# Start of RECORDS FOR PROCESSING

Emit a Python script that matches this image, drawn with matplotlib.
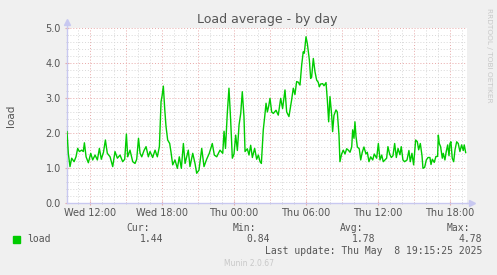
import matplotlib.pyplot as plt
from matplotlib.ticker import MultipleLocator, FixedLocator

# hours since Wed 00:00, load values
hours = [
    10.08, 10.19, 10.33, 10.47, 10.67, 10.83, 10.97, 11.11, 11.31, 11.44,
    11.53, 11.67, 11.86, 12.06, 12.22, 12.42, 12.61, 12.78, 12.94, 13.12,
    13.28, 13.44, 13.67, 13.89, 14.08, 14.28, 14.50, 14.72, 14.89, 15.03,
    15.14, 15.33, 15.56, 15.75, 15.89, 16.04, 16.17, 16.31, 16.50, 16.67,
    16.86, 17.00, 17.22, 17.42, 17.61, 17.78, 17.92, 18.00, 18.11, 18.23,
    18.33, 18.47, 18.64, 18.75, 18.89, 19.08, 19.28, 19.44, 19.61, 19.78,
    19.92, 20.19, 20.33, 20.56, 20.75, 20.89, 21.08, 21.31, 21.50, 21.72,
    21.94, 22.19, 22.36, 22.56, 22.83, 23.06, 23.17, 23.29, 23.44, 23.58,
    23.72, 23.86, 24.00, 24.14, 24.28, 24.42, 24.56, 24.69, 24.83, 24.92,
    25.11, 25.25, 25.39, 25.53, 25.72, 25.89, 26.03, 26.17, 26.28, 26.44,
    26.56, 26.67, 26.78, 26.88, 27.00, 27.14, 27.28, 27.50, 27.69, 27.89,
    28.05, 28.25, 28.39, 28.58, 28.80, 28.94, 29.08, 29.22, 29.36, 29.50,
    29.64, 29.77, 29.86, 30.00, 30.11, 30.28, 30.39, 30.47, 30.61, 30.75,
    30.89, 31.02, 31.11, 31.22, 31.39, 31.50, 31.67, 31.78, 31.89, 32.00,
    32.14, 32.22, 32.33, 32.50, 32.61, 32.75, 32.83, 32.97, 33.11, 33.25,
    33.39, 33.53, 33.67, 33.81, 33.89, 34.00, 34.08, 34.17, 34.28, 34.44,
    34.56, 34.69, 34.83, 35.00, 35.11, 35.25, 35.39, 35.56, 35.69, 35.89,
    36.03, 36.17, 36.31, 36.44, 36.58, 36.72, 36.83, 36.97, 37.11, 37.25,
    37.39, 37.53, 37.67, 37.83, 37.94, 38.08, 38.22, 38.42, 38.58, 38.69,
    38.83, 38.97, 39.14, 39.28, 39.39, 39.53, 39.67, 39.75, 39.89, 40.03,
    40.17, 40.33, 40.42, 40.53, 40.69, 40.83, 40.97, 41.03, 41.11, 41.22,
    41.36, 41.44, 41.58, 41.69, 41.81, 41.92, 42.00, 42.08, 42.19, 42.31,
    42.42, 42.56, 42.69, 42.83, 42.97, 43.11, 43.19, 43.31,
]
load = [
    2.04, 1.42, 1.04, 1.28, 1.18, 1.32, 1.56, 1.47, 1.51, 1.47,
    1.72, 1.32, 1.15, 1.42, 1.23, 1.37, 1.23, 1.56, 1.25, 1.45,
    1.80, 1.42, 1.32, 1.04, 1.47, 1.28, 1.37, 1.18, 1.25, 1.97,
    1.32, 1.51, 1.18, 1.13, 1.25, 1.85, 1.42, 1.32, 1.50, 1.61,
    1.32, 1.47, 1.30, 1.51, 1.32, 1.61, 2.90, 3.05, 3.34, 2.66,
    2.20, 1.80, 1.70, 1.45, 1.09, 1.23, 0.99, 1.32, 0.99, 1.70,
    1.13, 1.51, 1.04, 1.42, 1.13, 0.85, 0.94, 1.56, 1.04, 1.25,
    1.42, 1.70, 1.37, 1.32, 1.51, 1.42, 2.05, 1.56, 2.56, 3.28,
    2.37, 1.28, 1.40, 1.94, 1.50, 2.23, 2.56, 3.18, 2.47, 1.47,
    1.55, 1.37, 1.65, 1.30, 1.56, 1.25, 1.37, 1.18, 1.13, 2.09,
    2.47, 2.85, 2.60, 2.75, 2.99, 2.60, 2.56, 2.65, 2.51, 2.99,
    2.70, 3.23, 2.60, 2.47, 2.94, 3.28, 3.10, 3.47, 3.45, 3.37,
    3.94, 4.32, 4.28, 4.75, 4.56, 4.09, 3.56, 3.60, 4.13, 3.75,
    3.51, 3.45, 3.32, 3.40, 3.41, 3.35, 3.44, 2.94, 2.32, 3.04,
    2.51, 2.04, 2.50, 2.66, 2.60, 1.94, 1.18, 1.40, 1.51, 1.40,
    1.55, 1.51, 1.45, 1.60, 2.09, 1.85, 2.32, 1.90, 1.60, 1.55,
    1.23, 1.45, 1.60, 1.40, 1.45, 1.18, 1.32, 1.23, 1.40, 1.28,
    1.70, 1.23, 1.37, 1.18, 1.23, 1.28, 1.61, 1.40, 1.30, 1.35,
    1.70, 1.30, 1.56, 1.38, 1.61, 1.23, 1.18, 1.23, 1.50, 1.18,
    1.42, 1.09, 1.80, 1.75, 1.52, 1.70, 1.35, 0.99, 1.02, 1.23,
    1.30, 1.30, 1.10, 1.25, 1.16, 1.33, 1.33, 1.94, 1.70, 1.61,
    1.28, 1.42, 1.23, 1.47, 1.66, 1.35, 1.70, 1.75, 1.28, 1.18,
    1.52, 1.75, 1.70, 1.47, 1.66, 1.50, 1.66, 1.44,
]

tick_hours = [12, 18, 24, 30, 36, 42]
tick_labels = ["Wed 12:00", "Wed 18:00", "Thu 00:00", "Thu 06:00", "Thu 12:00", "Thu 18:00"]
stats_names = ["Cur:", "Min:", "Avg:", "Max:"]
stats_values = ["1.44", "0.84", "1.78", "4.78"]
x_range = (10.08, 43.42)

BG = "#f0f0f0"
AXIS = "#c8c8f0"
TXT = "#555555"
GREEN = "#00cc00"

fig = plt.figure(figsize=(4.97, 2.75), dpi=100, facecolor=BG)
ax = fig.add_axes([67 / 497, 72 / 275, 400 / 497, 175 / 275])
ax.set_facecolor("white")

ax.plot(hours, load, color=GREEN, lw=1.0, zorder=3)

ax.set_xlim(*x_range)
ax.set_ylim(0, 5)
ax.xaxis.set_major_locator(FixedLocator(tick_hours))
ax.set_xticklabels(tick_labels)
ax.xaxis.set_minor_locator(MultipleLocator(1))
ax.yaxis.set_major_locator(MultipleLocator(1))
ax.yaxis.set_minor_locator(MultipleLocator(0.2))
ax.set_yticklabels([f"{v:.1f}" for v in ax.get_yticks()])

# grid: minor grey, major red every 3 h / 1.0
for h in range(11, 44):
    col = "#e8a8a8" if h % 3 == 0 else "#d8d8d8"
    ax.axvline(h, color=col, lw=0.7, ls=(0, (1, 2)), zorder=1)
for i in range(1, 26):
    v = i * 0.2
    col = "#e8a8a8" if i % 5 == 0 else "#d8d8d8"
    ax.axhline(v, color=col, lw=0.7, ls=(0, (1, 2)), zorder=1)

for side in ["top", "right"]:
    ax.spines[side].set_visible(False)
for side in ["left", "bottom"]:
    ax.spines[side].set_color(AXIS)
    ax.spines[side].set_linewidth(1.0)

ax.tick_params(axis="both", which="major", length=3, color="#e8a8a8",
               labelsize=7, labelcolor=TXT, direction="inout", pad=2)
ax.tick_params(axis="both", which="minor", length=2, color="#c8c8c8", direction="inout")
ax.tick_params(axis="y", which="major", pad=3)

# axis arrows
ax.plot([0, 0], [1.0, 1.03], color=AXIS, lw=1.0, transform=ax.transAxes, clip_on=False)
ax.plot([0], [1.035], marker="^", ms=4, color=AXIS, transform=ax.transAxes, clip_on=False)
ax.plot([1.0, 1.0125], [0, 0], color=AXIS, lw=1.0, transform=ax.transAxes, clip_on=False)
ax.plot([1.0125], [0], marker=">", ms=4, color=AXIS, transform=ax.transAxes, clip_on=False)

ax.set_ylabel("load", fontsize=7.5, color=TXT)
ax.yaxis.set_label_coords(-51 / 400, 0.5)

fig.text(267 / 497, 1 - 19 / 275, "Load average - by day", ha="center", va="center",
         fontsize=9, color=TXT)
fig.text(489 / 497, 1 - 55 / 275, "RRDTOOL / TOBI OETIKER", rotation=270,
         ha="center", va="center", fontsize=5.3, color="#c8c8c8")

mono = "DejaVu Sans Mono"
fig.patches.append(plt.Rectangle((13 / 497, 1 - 242.5 / 275), 7 / 497, 7 / 275,
                                 transform=fig.transFigure, color=GREEN))
fig.text(27 / 497, 1 - 239 / 275, "load", family=mono, fontsize=7, color=TXT, va="center")
name_right = [150, 256, 363, 470]
value_right = [163, 270, 375, 482]
for n, v, nx, vx in zip(stats_names, stats_values, name_right, value_right):
    fig.text(nx / 497, 1 - 228 / 275, n, family=mono, fontsize=7, color=TXT,
             ha="right", va="center")
    fig.text(vx / 497, 1 - 239.5 / 275, v, family=mono, fontsize=7, color=TXT,
             ha="right", va="center")
fig.text(482 / 497, 1 - 251.5 / 275, "Last update: Thu May  8 19:15:25 2025",
         family=mono, fontsize=7, color=TXT, ha="right", va="center")
fig.text(249 / 497, 1 - 264 / 275, "Munin 2.0.67", fontsize=5.5, color="#c8c8c8",
         ha="center", va="center")

fig.savefig("out.png", dpi=100, facecolor=BG)
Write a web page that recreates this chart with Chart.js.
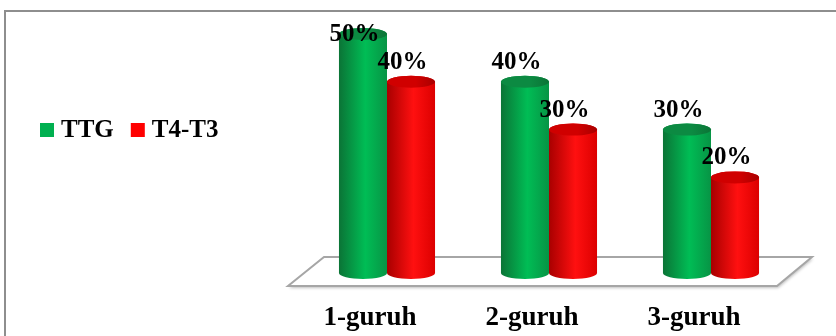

# End of RECORDS FOR PROCESSING

Repeat exactly and only the lines from the start of the data above through the line that holds "from matplotlib.ticker import", inclusive. Pictures do not belong in the copy.

Emit a Python script that matches this image, drawn with matplotlib.
import matplotlib.pyplot as plt
from matplotlib.ticker import MultipleLocator, FixedLocator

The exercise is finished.